2. What cognitive frameworks and metrics best characterize program comprehension complexity for educational and instructional design?
This theme explores theoretical and empirical frameworks that model the cognitive complexity involved in understanding computer programs, aiming to inform programming education, assessment, and curriculum design. It encompasses cognitive load theory, hierarchical complexity, and learner-focused metrics to analyze and sequence programming tasks effectively. This area is significant as it directly supports designing instructional materials, assessments, and tools that align with learners' mental models and cognitive capabilities.
3. How can software visualization techniques improve program comprehension by representing code structure, annotations, and workflow?

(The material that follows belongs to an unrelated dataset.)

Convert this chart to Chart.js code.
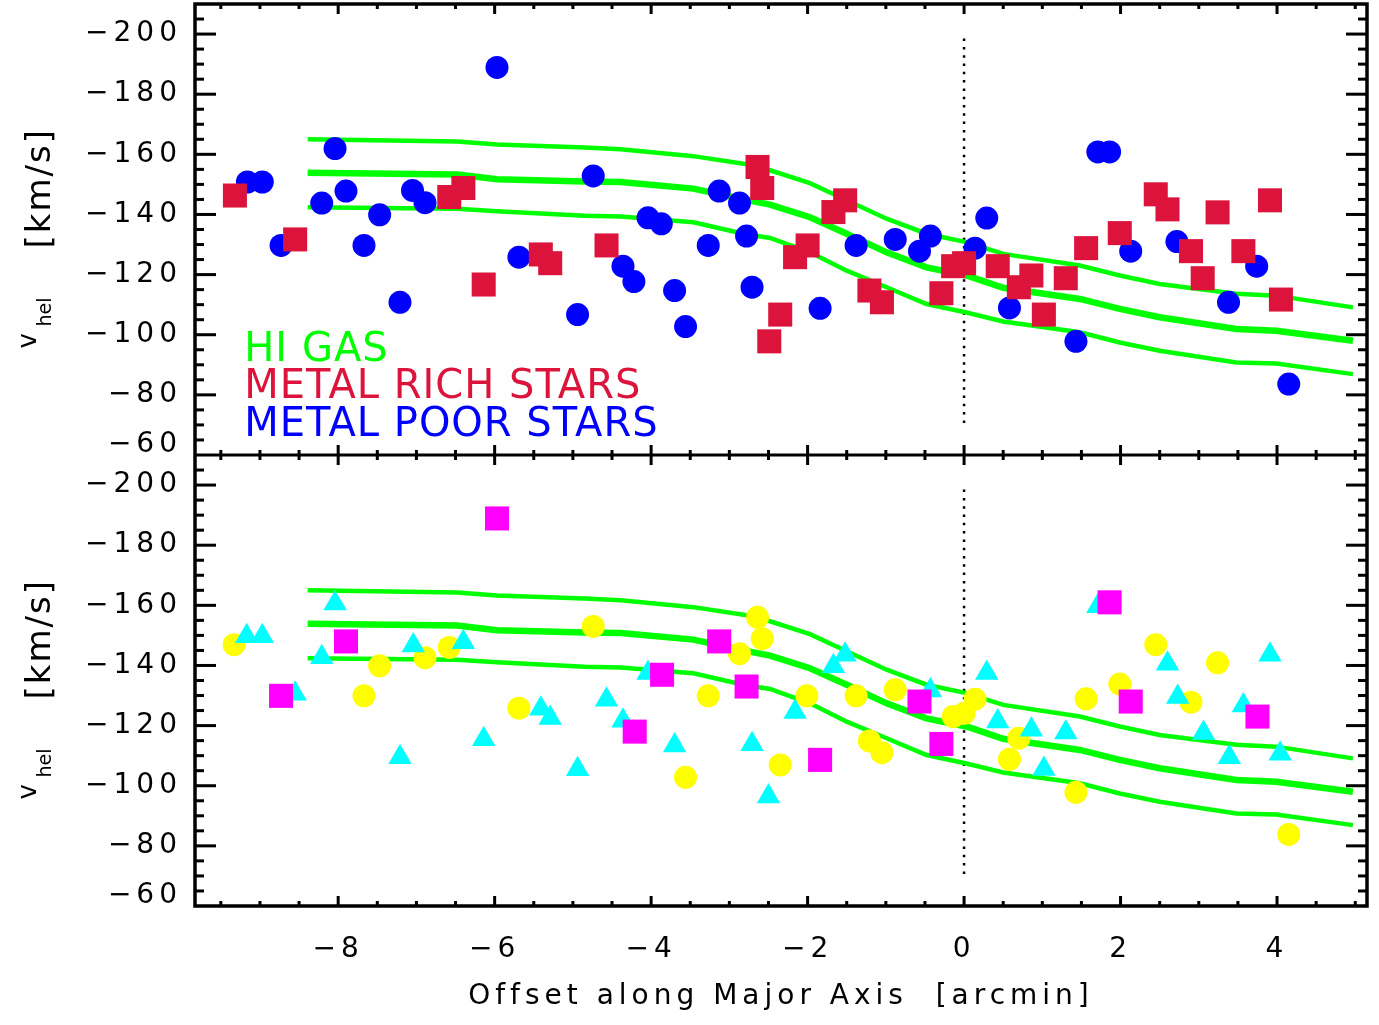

This theme examines visual approaches that help developers understand software by graphically depicting structural and semantic information such as code annotations distribution and data science workflows. By transforming code-related metadata and execution information into intuitive visual representations, these methods reduce cognitive burden and support navigation, architecture comprehension, and identification of anomalies. The importance lies in facilitating developers' mental models and aiding understanding especially in complex or poorly documented codebases.